I stood on the Chandi Chauk, the principal street of Delhi, while a holiday procession passed. It took many hours—days, on certain occasions—for the hundreds of thousands of people from that section to squeeze their way through the street, and every coping, balcony, roof and window above the street contained as many human beings as the space would admit, all dressed in gaudy cloth. High-caste Indians, dressed in silks and velvets, rode in handsome carriages, drawn, in some instances, by snow-white horses; lower-caste citizens rode in traps, with seating space on the sides, and drawn by donkeys and oxen; throngs of barefooted, serious-faced natives mingled among these, walking; further down the emblazoned street could be seen a brown head appearing above the people, oxen and horses—a camel, between high shafts, drawing a high-wheeled wagon, the occupants being concealed by a large closed box, like a van; this contained Mohammedan women. Hundreds of low palanquins, their dark curtains extending from the roof down the four sides, borne on poles, between which were two men at each end, flitted in and out of the narrow streets; these also contained Mohammedan women. The big Afghan, or Kabuli, with his baggy apparel and full beard, also mingled in the procession. Taboots, a fantastic design of mosque and pagoda, the framework made of poles and covered with bright-colored paper, lavishly decorated with tinsel and gaudy ornaments, passed by, drawn by devotees of the Moslem faith. Blare, grotesqueness, weird music from strange instruments, together with the air of melancholy, induced by the beating of the Oriental tomtoms—all very strange indeed. Holidays often last a week, and some even extend to ten days.

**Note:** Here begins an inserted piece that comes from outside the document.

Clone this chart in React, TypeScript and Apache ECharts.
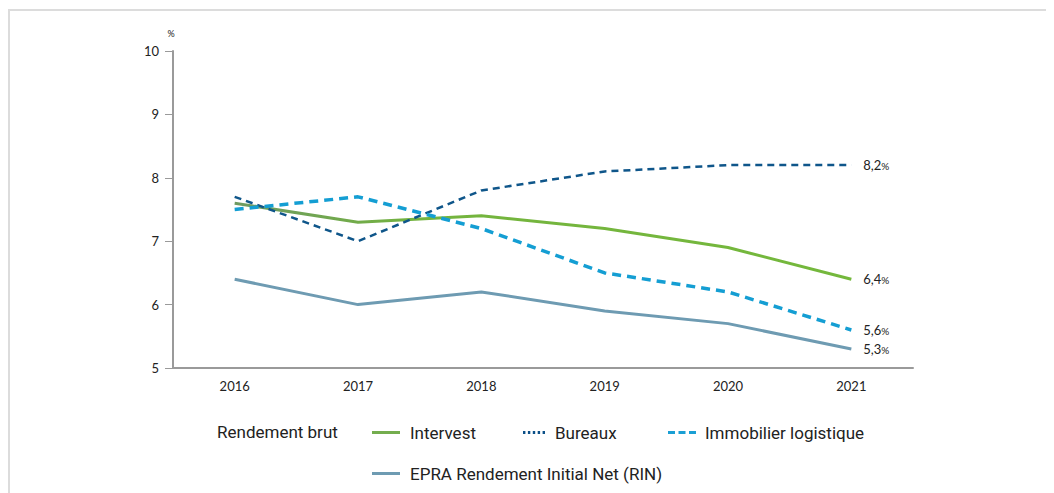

Army officers relate interesting stories of that country. For nearly a century elephants had been used to move army transports. The food of the elephants was large cakes made of wheat, and a dozen was a meal. The mahout, or cook, might take a portion of the flour from the apportioned quantity and keep it for his own use. Before eating the cakes, the elephant lifted this food on his trunk; if the cakes were short of his regular portion, he would set the food down and would not touch it. A white officer, inspecting the animals at feeding-time, seeing that the elephant did not look sick, would weigh the food, and in every instance the scales verified the elephant's refusing to eat because he had been cheated.

Types of Indian Soldiers.
The Sikh.
The Goorkha.
See page [311].

Indian women often cooked the cakes for elephants in a mud fireplace, and the big beast would sidle to where his food was being prepared. The basket for the woman's baby to rest in was made of twigs, and a bent bamboo pole served as a handle to the Indian "cradle." The Indian mother would slip the handle over the elephant's trunk, and the to-and-fro motion of the beast would rock, or lull, the baby to sleep while the mother cooked the elephant's meal.

House rent in Delhi is higher than in New York City. The rents were increased a hundred per cent. when it was decided to remove the capital from Calcutta.

A number of European stores were found in the capital. Drug stores do the best business in India, as well as in Africa.